>>>

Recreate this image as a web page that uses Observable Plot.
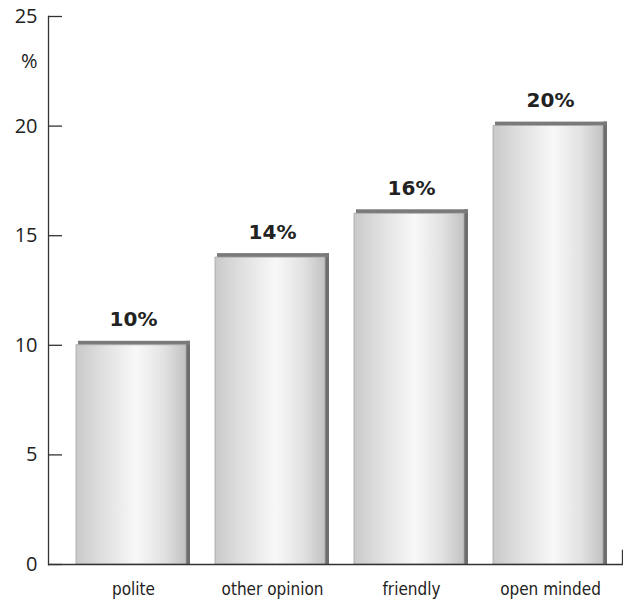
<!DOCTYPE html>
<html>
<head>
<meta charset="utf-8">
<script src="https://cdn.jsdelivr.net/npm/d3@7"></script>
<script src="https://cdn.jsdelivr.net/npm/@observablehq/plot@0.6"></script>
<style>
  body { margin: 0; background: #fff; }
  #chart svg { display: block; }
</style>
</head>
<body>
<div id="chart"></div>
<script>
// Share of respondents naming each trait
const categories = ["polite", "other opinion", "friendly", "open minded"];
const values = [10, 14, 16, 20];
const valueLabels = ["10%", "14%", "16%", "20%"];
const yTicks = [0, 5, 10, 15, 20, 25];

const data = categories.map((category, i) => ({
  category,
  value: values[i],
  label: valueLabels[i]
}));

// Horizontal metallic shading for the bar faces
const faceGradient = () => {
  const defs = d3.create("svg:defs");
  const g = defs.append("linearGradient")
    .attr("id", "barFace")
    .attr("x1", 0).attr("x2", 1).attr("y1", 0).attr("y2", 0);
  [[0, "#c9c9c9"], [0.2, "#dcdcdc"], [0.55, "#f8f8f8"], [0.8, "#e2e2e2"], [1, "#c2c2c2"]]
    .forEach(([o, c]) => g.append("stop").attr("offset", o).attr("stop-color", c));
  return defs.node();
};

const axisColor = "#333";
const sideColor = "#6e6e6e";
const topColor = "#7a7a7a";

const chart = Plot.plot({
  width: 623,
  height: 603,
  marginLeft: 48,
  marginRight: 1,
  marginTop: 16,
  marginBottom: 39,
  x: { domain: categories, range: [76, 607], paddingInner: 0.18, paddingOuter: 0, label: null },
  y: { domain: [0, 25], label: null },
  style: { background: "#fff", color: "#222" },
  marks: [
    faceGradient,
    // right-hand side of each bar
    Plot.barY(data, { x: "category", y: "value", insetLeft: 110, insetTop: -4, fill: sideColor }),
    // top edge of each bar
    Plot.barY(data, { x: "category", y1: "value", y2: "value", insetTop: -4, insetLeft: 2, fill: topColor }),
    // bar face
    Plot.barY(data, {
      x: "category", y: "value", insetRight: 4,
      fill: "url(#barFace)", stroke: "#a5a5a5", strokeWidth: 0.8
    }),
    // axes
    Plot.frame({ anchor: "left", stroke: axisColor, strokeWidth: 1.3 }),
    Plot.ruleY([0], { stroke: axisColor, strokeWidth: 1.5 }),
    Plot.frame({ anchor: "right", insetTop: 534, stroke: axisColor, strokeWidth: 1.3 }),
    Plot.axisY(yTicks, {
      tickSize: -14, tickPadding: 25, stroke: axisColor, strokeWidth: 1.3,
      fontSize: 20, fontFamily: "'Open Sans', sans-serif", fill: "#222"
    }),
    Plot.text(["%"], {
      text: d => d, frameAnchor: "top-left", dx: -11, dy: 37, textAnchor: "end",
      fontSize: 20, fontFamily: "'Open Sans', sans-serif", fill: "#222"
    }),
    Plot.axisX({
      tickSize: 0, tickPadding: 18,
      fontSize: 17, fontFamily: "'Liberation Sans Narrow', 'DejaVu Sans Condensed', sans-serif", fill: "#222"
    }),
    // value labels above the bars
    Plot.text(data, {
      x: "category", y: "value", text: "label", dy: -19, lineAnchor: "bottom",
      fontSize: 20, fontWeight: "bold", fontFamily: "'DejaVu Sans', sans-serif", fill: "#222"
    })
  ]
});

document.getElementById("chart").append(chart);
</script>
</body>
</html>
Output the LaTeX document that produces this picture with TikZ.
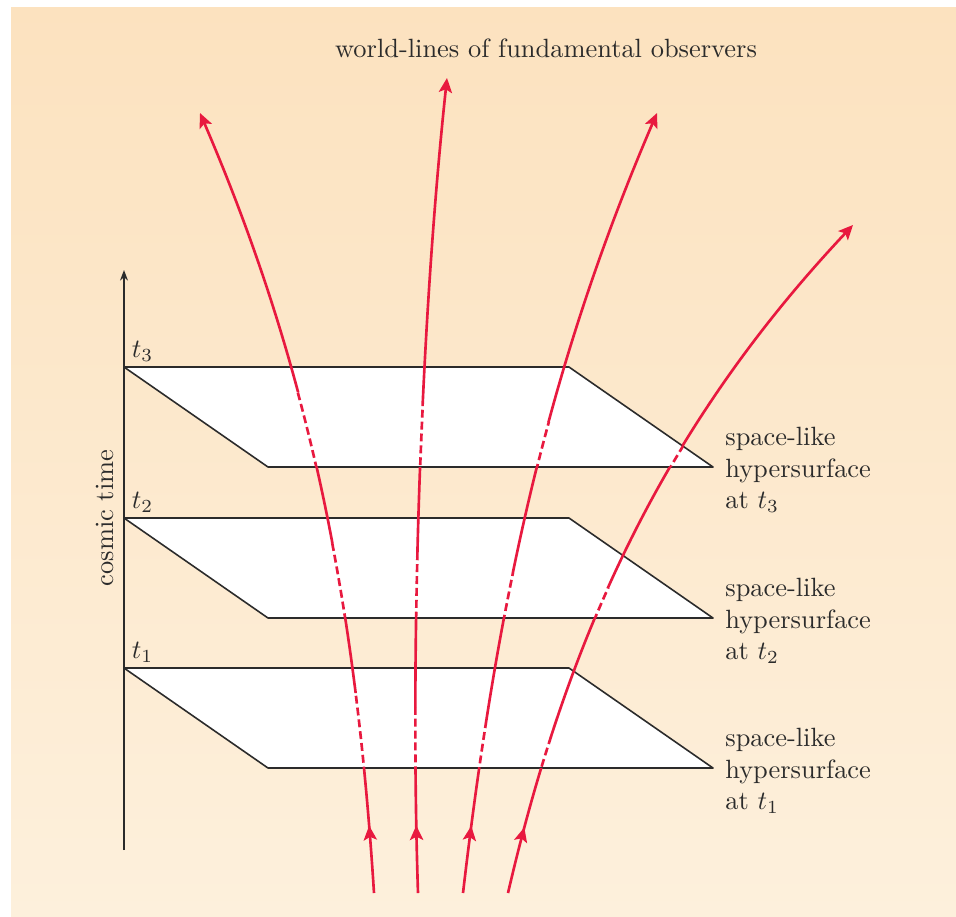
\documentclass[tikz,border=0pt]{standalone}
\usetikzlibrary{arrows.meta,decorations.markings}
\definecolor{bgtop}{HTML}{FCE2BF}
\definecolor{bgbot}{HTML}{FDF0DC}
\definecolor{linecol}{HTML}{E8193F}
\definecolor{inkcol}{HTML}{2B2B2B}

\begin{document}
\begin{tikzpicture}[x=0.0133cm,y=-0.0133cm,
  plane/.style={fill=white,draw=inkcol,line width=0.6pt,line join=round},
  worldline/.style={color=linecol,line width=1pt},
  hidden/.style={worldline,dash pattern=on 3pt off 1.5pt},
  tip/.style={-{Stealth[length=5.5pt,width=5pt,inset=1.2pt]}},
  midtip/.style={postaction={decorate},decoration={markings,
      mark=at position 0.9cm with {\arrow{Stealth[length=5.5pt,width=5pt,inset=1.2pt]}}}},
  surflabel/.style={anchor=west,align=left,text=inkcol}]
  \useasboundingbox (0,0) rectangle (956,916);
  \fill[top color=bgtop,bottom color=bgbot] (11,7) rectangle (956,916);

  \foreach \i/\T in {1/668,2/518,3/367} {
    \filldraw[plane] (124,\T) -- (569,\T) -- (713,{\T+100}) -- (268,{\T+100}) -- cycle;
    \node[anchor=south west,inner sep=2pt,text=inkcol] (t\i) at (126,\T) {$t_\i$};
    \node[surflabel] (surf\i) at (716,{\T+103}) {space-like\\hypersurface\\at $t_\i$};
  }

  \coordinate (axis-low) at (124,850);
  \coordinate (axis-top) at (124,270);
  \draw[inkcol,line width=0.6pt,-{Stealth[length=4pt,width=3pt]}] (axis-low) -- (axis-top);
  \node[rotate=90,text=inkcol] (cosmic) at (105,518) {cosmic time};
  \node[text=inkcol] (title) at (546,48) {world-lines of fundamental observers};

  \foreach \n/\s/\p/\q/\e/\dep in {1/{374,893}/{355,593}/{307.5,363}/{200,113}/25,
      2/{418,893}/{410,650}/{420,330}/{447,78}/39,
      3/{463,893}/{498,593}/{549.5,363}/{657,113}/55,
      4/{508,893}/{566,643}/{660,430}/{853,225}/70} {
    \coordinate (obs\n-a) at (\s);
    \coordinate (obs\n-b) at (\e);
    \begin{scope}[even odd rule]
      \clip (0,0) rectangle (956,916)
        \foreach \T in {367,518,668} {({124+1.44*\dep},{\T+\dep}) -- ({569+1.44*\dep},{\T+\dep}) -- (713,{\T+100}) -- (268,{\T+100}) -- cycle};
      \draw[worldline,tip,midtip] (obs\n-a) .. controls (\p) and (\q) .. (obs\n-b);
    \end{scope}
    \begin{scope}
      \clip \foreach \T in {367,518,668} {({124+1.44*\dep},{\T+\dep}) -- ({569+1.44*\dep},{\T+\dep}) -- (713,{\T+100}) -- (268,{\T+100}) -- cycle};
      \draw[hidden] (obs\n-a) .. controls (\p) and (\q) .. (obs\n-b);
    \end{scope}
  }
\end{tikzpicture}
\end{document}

<<<

SET PROBLEM - In the listing above, find the line with "Output the LaTeX" and the line with "(title) at (546,48)". Copy exactly those lines and all between them, minus the images.

PROBLEM SOLUTION -
Output the LaTeX document that produces this picture with TikZ.
\documentclass[tikz,border=0pt]{standalone}
\usetikzlibrary{arrows.meta,decorations.markings}
\definecolor{bgtop}{HTML}{FCE2BF}
\definecolor{bgbot}{HTML}{FDF0DC}
\definecolor{linecol}{HTML}{E8193F}
\definecolor{inkcol}{HTML}{2B2B2B}

\begin{document}
\begin{tikzpicture}[x=0.0133cm,y=-0.0133cm,
  plane/.style={fill=white,draw=inkcol,line width=0.6pt,line join=round},
  worldline/.style={color=linecol,line width=1pt},
  hidden/.style={worldline,dash pattern=on 3pt off 1.5pt},
  tip/.style={-{Stealth[length=5.5pt,width=5pt,inset=1.2pt]}},
  midtip/.style={postaction={decorate},decoration={markings,
      mark=at position 0.9cm with {\arrow{Stealth[length=5.5pt,width=5pt,inset=1.2pt]}}}},
  surflabel/.style={anchor=west,align=left,text=inkcol}]
  \useasboundingbox (0,0) rectangle (956,916);
  \fill[top color=bgtop,bottom color=bgbot] (11,7) rectangle (956,916);

  \foreach \i/\T in {1/668,2/518,3/367} {
    \filldraw[plane] (124,\T) -- (569,\T) -- (713,{\T+100}) -- (268,{\T+100}) -- cycle;
    \node[anchor=south west,inner sep=2pt,text=inkcol] (t\i) at (126,\T) {$t_\i$};
    \node[surflabel] (surf\i) at (716,{\T+103}) {space-like\\hypersurface\\at $t_\i$};
  }

  \coordinate (axis-low) at (124,850);
  \coordinate (axis-top) at (124,270);
  \draw[inkcol,line width=0.6pt,-{Stealth[length=4pt,width=3pt]}] (axis-low) -- (axis-top);
  \node[rotate=90,text=inkcol] (cosmic) at (105,518) {cosmic time};
  \node[text=inkcol] (title) at (546,48) {world-lines of fundamental observers};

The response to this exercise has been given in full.